A pedagoga Ana Cristina Fadanelli trabalha há 15 anos na educação especial. Para ela, apesar da inclusão ser tratada a um bom tempo e amparada legalmente, ainda há um longo caminho a ser percorrido. Ana lembra que na questão comportamental, normalmente, os autistas tendem a apresentar movimentos repetitivos, utilizados para se autorregular ou para expressar algum sentimento.
— Por serem muito sensíveis a estímulos, existem inúmeros fatores que podem desorganiza-los, desde sons, odores, toques entre outros. A mudança de rotina também pode ser um fator que leva a esta desorganização. Dentre todas as pessoas com deficiência que já passaram por mim ao longo da minha jornada como educadora, atendendo desde crianças bem pequenas até adultos, com certeza, o autismo é o mais fascinante e desafiador. Cada indivíduo é único e requer um olhar diferenciado para suas habilidades e dificuldades.
Sinais
A falta de interesse de se comunicar e interagir com os outros, com tendência ao isolamento, é uma característica básica do autismo. O diagnóstico ocorre geralmente por volta dos três anos. A Organização das Nações Unidas (ONU) escolheu o dia 2 de abril como Dia Mundial de Conscientização do Autismo, sendo que a campanha Abril Azul incentiva a inclusão e busca políticas públicas voltadas aos autistas.

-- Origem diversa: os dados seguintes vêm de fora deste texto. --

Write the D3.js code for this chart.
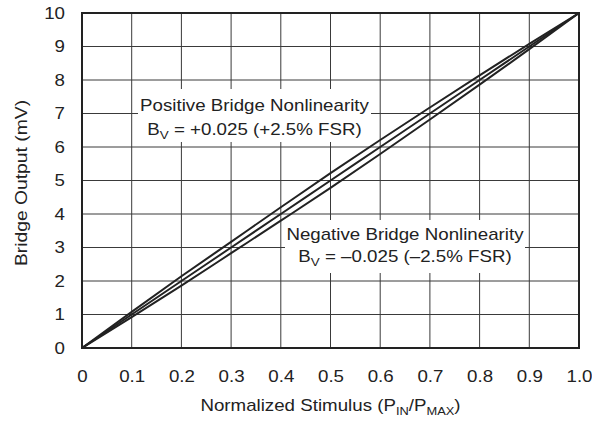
<!DOCTYPE html>
<html>
<head>
<meta charset="utf-8">
<script src="https://cdn.jsdelivr.net/npm/d3@7"></script>
<style>
  html, body { margin: 0; padding: 0; background: #fff; }
  svg text { font-family: "Liberation Sans", Arial, Helvetica, sans-serif; fill: #222; }
  /* slightly widened lettering */
  svg text.wide { transform-box: fill-box; transform-origin: center; transform: scaleX(1.17); }
  svg text.wide-right { transform-box: fill-box; transform-origin: right center; transform: scaleX(1.17); }
</style>
</head>
<body>
<svg id="chart" width="592" height="421"></svg>
<script>
// Normalized stimulus positions
const stimulus = [0, 0.1, 0.2, 0.3, 0.4, 0.5, 0.6, 0.7, 0.8, 0.9, 1.0];
// Bridge output (mV) for ideal, positive and negative nonlinearity
const linearOutput   = [0, 1, 2, 3, 4, 5, 6, 7, 8, 9, 10];
const positiveOutput = [0, 1.08, 2.14, 3.17, 4.20, 5.22, 6.21, 7.18, 8.14, 9.08, 10];
const negativeOutput = [0, 0.92, 1.86, 2.83, 3.80, 4.78, 5.79, 6.82, 7.86, 8.92, 10];

const xTicks = [0, 0.1, 0.2, 0.3, 0.4, 0.5, 0.6, 0.7, 0.8, 0.9, 1.0];
const xTickLabels = ["0", "0.1", "0.2", "0.3", "0.4", "0.5", "0.6", "0.7", "0.8", "0.9", "1.0"];
const yTicks = [0, 1, 2, 3, 4, 5, 6, 7, 8, 9, 10];

const svg = d3.select("#chart");
const margin = { left: 82, right: 13, top: 13, bottom: 73 };
const W = 592, H = 421;

const x = d3.scaleLinear().domain([0, 1]).range([margin.left, W - margin.right]);
const y = d3.scaleLinear().domain([0, 10]).range([H - margin.bottom, margin.top]);

// grid
const grid = svg.append("g").attr("stroke", "#3a3a3a").attr("stroke-width", 1);
grid.selectAll("line.v").data(xTicks.slice(1, -1)).join("line")
  .attr("x1", d => x(d)).attr("x2", d => x(d))
  .attr("y1", y(0)).attr("y2", y(10));
grid.selectAll("line.h").data(yTicks.slice(1, -1)).join("line")
  .attr("y1", d => y(d)).attr("y2", d => y(d))
  .attr("x1", x(0)).attr("x2", x(1));

// curves
const series = [linearOutput, positiveOutput, negativeOutput];
const line = d3.line()
  .x((d, i) => x(stimulus[i]))
  .y(d => y(d))
  .curve(d3.curveMonotoneX);
svg.append("g").selectAll("path").data(series).join("path")
  .attr("d", d => line(d))
  .attr("fill", "none")
  .attr("stroke", "#222")
  .attr("stroke-width", 2);

// frame
svg.append("rect")
  .attr("x", x(0)).attr("y", y(10))
  .attr("width", x(1) - x(0)).attr("height", y(0) - y(10))
  .attr("fill", "none").attr("stroke", "#222").attr("stroke-width", 2);

// axes (labels only)
const xAxis = d3.axisBottom(x).tickValues(xTicks)
  .tickFormat((d, i) => xTickLabels[i]).tickSize(0).tickPadding(23);
const gx = svg.append("g").attr("transform", `translate(0,${y(0)})`).call(xAxis);
gx.select(".domain").remove();
gx.selectAll("text").attr("font-size", 16).attr("font-family", null)
  .attr("fill", "#222").attr("class", "wide");

const yAxis = d3.axisLeft(y).tickValues(yTicks).tickSize(0).tickPadding(17);
const gy = svg.append("g").attr("transform", `translate(${x(0)},0)`).call(yAxis);
gy.select(".domain").remove();
gy.selectAll("text").attr("font-size", 16).attr("font-family", null)
  .attr("fill", "#222").attr("class", "wide-right");

// axis titles
const xt = svg.append("text").attr("class", "wide")
  .attr("x", (x(0) + x(1)) / 2).attr("y", 411)
  .attr("text-anchor", "middle").attr("font-size", 16);
xt.append("tspan").text("Normalized Stimulus (P");
xt.append("tspan").text("IN").attr("font-size", 11).attr("dy", 4);
xt.append("tspan").text("/P").attr("dy", -4);
xt.append("tspan").text("MAX").attr("font-size", 11).attr("dy", 4);
xt.append("tspan").text(")").attr("dy", -4);

svg.append("g")
  .attr("transform", `translate(27,183) rotate(-90)`)
  .append("text").attr("class", "wide")
  .attr("text-anchor", "middle").attr("font-size", 16.5)
  .text("Bridge Output (mV)");

// annotations with white backing boxes
function annotate(box, line1Y, line2Y, title, sign, value, pct) {
  const g = svg.append("g");
  g.append("rect")
    .attr("x", box.x0).attr("y", box.y0)
    .attr("width", box.x1 - box.x0).attr("height", box.y1 - box.y0)
    .attr("fill", "#fff");
  const cx = (box.x0 + box.x1) / 2;
  g.append("text").attr("class", "wide").attr("x", cx).attr("y", line1Y)
    .attr("text-anchor", "middle").attr("font-size", 16).text(title);
  const t = g.append("text").attr("class", "wide").attr("x", cx).attr("y", line2Y)
    .attr("text-anchor", "middle").attr("font-size", 16);
  t.append("tspan").text("B");
  t.append("tspan").text("V").attr("font-size", 11.5).attr("dy", 4);
  t.append("tspan").text(` = ${sign}${value} (${sign}${pct}% FSR)`).attr("dy", -4);
}
annotate({ x0: 138, x1: 371, y0: 89, y1: 142 }, 111, 135,
  "Positive Bridge Nonlinearity", "+", "0.025", "2.5");
annotate({ x0: 285, x1: 525, y0: 220, y1: 273 }, 240, 262,
  "Negative Bridge Nonlinearity", "\u2013", "0.025", "2.5");
</script>
</body>
</html>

A neurologista pediátrica Melina Rech ressalta que os casos têm aumentado, porque os diagnósticos são feitos mais cedo, e as famílias estão mais atentas aos sinais, até mesmo, em função da internet, onde pesquisam sobre o assunto, e percebem traços de autismo nos filhos. O diagnóstico é clínico, com base no relato da família e do comportamento da criança, visto que não há um exame que comprove o transtorno.
— Os sinais são aquelas crianças que não têm contato visual, ou têm pouco, mas não sustenta esse olhar, que não compartilha momentos, apontando o dedinho e mostrando aos pais algo que gosta para ver a reação deles, raramente dão tchauzinho ou mandam beijo. São crianças que não brincam de faz de conta, elas pegam o brinquedo e costumam enfileirar objetos, separar por cores, mas elas não usam o brinquedo para brincar. Elas não conseguem criar uma brincadeira sozinha. É comum a busca por experiências sensoriais, bater em um objeto, jogar um carrinho por cima da mesa para ouvir o som, passar objetos no rosto, cheirar brinquedos e colocar na boca. Nesses casos é importante não esperar para procurar especialistas no assunto — alerta ela.